GENEVA – Geneva Council for Human Rights and Justice GCHRJ called on the French government to respect the escalating popular protests in the country and to respond to its demands and allow people to have the right to demonstrate peacefully as guaranteed by international law.
On Saturday, thousands of so-called Yellow Jackets, named for the fluorescent road-safety vests that all French drivers must carry in their vehicles, converged on Paris for a second weekend to protest a rise in fuel taxes and to express general discontent with the fiscal burden in one of the most highly taxed states in Europe, where taxes represent over 45 percent of G.D.P.
GCHRJ expressed its concern over the inflexibility of the French President Emmanuel Macaron’s government to respond to the demands of the “yellow jackets” in protest against rising prices and to meet popular demands.
The Human Rights Council highlighted the toll of two dead and 620 civilians and 136 members of the security forces injured since the start of the protests, which started mainly to protest against the high price of fuel, but quickly widened to include the tax system as a whole and the decline in purchasing power and turned into a non-political wave with divergent trends and demands fall within the context of the French tradition of tax protests.

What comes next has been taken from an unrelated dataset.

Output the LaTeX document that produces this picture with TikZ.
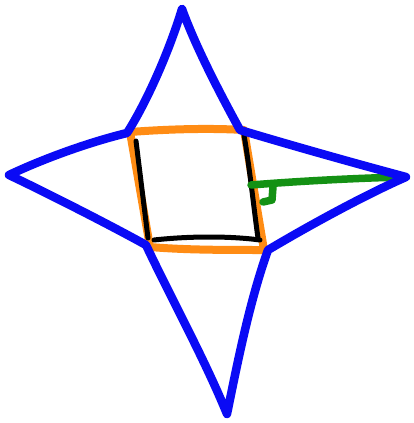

The move, which brings together Frenchmen from all political trends and social strata, denounces gasoline prices, rising taxes and low pensions, largely reflecting a major protest, the decline in purchasing power. Which is confirmed by a study conducted by the “French Observatory of economic conditions,” indicating that the annual income of French families fell by 440 euros between 2008 and 2016.
Geneva Council for Human Rights and Justice criticized the use of tear gas and water cannons in Paris by police to disperse demonstrators in the Yellow Jackets movement.
It stressed the responsibility of the French legal government to stay away from politicizing popular demonstrations and trying to change its objectives under security arguments and to act immediately to respond to the demands of protesters and support their peaceful movement.
The council noted that the “yellow jackets” movement, which managed to collect more than 270 thousand people last Saturday without having a political or union leader, opens a new chapter in France’s long history in the tax protests.
GCHRJ considered that this new popular rule falls within the context of a tradition of spontaneous rebellion against government policies, which requires the French government to work hard to respond to the demands of the protests and not to try to silence them.